● Exercise objective
Begin with the first line of the material and write out each line exactly, ending with the line that contains "from matplotlib.colors import". Pictures are not part of the copy.

● Dataset rows

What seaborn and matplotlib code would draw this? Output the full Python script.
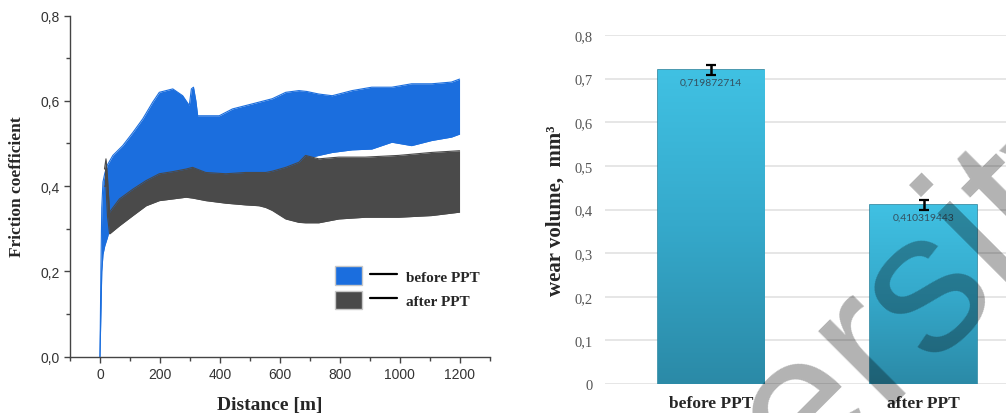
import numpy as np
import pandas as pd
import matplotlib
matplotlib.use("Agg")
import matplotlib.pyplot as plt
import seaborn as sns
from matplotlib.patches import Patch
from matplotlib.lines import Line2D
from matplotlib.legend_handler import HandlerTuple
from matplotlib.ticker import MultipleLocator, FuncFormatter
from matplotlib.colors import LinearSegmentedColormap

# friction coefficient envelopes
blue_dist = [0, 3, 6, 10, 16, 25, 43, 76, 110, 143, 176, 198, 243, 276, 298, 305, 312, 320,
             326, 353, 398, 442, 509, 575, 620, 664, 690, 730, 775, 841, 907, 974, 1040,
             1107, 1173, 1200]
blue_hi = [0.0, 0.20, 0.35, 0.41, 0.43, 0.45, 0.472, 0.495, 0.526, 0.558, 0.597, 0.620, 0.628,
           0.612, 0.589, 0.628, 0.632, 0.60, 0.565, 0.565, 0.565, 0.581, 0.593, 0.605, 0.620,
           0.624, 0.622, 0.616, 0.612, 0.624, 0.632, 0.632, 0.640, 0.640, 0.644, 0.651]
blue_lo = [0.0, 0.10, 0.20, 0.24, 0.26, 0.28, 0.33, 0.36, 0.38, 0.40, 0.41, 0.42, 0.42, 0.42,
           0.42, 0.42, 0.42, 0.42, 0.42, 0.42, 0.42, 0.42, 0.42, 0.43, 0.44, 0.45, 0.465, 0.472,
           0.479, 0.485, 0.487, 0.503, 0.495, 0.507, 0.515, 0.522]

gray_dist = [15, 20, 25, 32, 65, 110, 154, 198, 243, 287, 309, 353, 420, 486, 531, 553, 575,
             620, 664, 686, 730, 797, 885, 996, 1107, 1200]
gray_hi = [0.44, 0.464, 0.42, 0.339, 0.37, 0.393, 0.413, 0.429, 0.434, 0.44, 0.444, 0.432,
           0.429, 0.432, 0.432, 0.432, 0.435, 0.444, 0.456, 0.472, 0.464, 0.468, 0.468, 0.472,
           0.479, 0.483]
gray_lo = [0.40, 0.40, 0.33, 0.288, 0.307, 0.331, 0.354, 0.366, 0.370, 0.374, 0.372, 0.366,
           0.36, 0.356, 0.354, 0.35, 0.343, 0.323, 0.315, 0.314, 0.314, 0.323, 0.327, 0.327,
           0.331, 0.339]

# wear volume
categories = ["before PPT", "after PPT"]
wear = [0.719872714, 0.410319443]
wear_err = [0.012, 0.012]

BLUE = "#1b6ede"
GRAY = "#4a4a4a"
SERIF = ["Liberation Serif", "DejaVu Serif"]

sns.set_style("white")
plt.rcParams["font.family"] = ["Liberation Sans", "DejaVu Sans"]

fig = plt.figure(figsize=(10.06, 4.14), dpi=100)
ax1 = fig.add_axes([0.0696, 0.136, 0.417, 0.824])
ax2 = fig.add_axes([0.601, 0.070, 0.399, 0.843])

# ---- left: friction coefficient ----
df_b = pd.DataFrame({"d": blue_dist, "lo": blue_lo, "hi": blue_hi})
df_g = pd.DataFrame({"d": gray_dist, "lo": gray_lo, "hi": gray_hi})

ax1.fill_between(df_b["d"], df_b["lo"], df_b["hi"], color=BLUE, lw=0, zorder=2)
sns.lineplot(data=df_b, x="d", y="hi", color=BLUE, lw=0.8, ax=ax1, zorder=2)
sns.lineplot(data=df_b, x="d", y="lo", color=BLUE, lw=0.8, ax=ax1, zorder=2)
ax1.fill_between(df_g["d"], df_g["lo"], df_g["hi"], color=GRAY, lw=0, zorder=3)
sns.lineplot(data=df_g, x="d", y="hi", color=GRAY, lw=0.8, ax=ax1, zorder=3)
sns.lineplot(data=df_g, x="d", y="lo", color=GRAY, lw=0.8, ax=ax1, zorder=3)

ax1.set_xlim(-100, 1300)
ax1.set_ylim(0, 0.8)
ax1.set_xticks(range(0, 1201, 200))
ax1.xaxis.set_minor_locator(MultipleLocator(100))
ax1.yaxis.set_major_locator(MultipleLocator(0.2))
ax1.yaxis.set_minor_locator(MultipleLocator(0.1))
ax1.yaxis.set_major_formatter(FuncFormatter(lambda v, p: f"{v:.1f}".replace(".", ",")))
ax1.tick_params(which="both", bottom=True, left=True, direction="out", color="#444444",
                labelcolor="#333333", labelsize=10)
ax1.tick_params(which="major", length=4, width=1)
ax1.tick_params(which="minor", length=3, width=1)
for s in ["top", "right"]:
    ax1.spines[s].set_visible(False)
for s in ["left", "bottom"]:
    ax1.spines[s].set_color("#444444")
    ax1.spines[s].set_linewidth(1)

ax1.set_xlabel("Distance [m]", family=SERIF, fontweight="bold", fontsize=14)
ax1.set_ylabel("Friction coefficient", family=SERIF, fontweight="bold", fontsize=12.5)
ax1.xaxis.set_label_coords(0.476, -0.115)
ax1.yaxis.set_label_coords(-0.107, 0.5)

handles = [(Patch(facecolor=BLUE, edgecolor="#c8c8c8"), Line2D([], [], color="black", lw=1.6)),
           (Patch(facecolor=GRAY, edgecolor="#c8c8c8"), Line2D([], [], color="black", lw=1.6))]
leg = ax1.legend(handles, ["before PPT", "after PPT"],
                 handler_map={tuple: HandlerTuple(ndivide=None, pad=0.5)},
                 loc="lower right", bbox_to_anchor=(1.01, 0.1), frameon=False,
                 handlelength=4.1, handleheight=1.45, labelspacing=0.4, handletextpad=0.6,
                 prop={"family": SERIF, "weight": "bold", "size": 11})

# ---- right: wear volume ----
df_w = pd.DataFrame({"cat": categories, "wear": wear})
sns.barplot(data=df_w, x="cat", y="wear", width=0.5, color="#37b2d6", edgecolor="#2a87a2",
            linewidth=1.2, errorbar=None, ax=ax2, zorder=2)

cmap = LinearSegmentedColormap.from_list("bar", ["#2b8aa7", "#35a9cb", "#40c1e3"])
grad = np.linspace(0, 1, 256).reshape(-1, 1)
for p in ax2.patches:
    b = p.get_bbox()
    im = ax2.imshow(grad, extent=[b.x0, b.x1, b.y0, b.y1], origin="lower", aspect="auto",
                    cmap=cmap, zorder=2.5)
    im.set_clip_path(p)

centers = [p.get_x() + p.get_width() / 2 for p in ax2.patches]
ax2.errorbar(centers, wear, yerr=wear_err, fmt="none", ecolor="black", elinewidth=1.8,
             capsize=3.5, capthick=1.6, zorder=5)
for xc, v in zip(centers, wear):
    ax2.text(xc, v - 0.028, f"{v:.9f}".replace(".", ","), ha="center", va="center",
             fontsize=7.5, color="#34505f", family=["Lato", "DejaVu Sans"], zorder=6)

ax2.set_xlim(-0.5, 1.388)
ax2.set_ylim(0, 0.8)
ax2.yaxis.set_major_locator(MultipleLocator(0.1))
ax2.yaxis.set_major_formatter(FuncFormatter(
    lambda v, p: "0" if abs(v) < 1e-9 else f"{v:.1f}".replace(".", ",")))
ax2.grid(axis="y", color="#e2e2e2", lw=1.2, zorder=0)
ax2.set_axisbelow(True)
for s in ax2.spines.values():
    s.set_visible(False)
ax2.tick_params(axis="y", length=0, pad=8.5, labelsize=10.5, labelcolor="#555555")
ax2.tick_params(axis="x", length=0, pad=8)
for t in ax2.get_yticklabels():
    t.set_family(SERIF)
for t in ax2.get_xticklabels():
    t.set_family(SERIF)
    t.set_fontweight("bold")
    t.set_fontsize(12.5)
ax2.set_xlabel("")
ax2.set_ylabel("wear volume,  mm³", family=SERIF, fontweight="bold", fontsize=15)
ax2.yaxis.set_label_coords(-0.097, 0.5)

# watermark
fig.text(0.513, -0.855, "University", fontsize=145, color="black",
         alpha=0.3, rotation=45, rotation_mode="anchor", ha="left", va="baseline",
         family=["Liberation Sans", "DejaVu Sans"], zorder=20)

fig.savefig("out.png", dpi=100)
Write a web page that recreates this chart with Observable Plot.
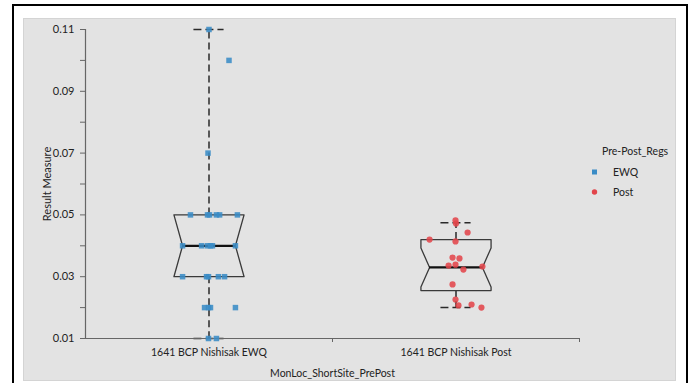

● Final result
What seaborn and matplotlib code would draw this? Output the full Python script.
import numpy as np
import pandas as pd
import matplotlib
matplotlib.use("Agg")
import matplotlib.pyplot as plt
import seaborn as sns
from matplotlib.patches import Patch
from matplotlib.lines import Line2D
from matplotlib.legend_handler import HandlerTuple
from matplotlib.ticker import MultipleLocator, FuncFormatter
from matplotlib.colors import LinearSegmentedColormap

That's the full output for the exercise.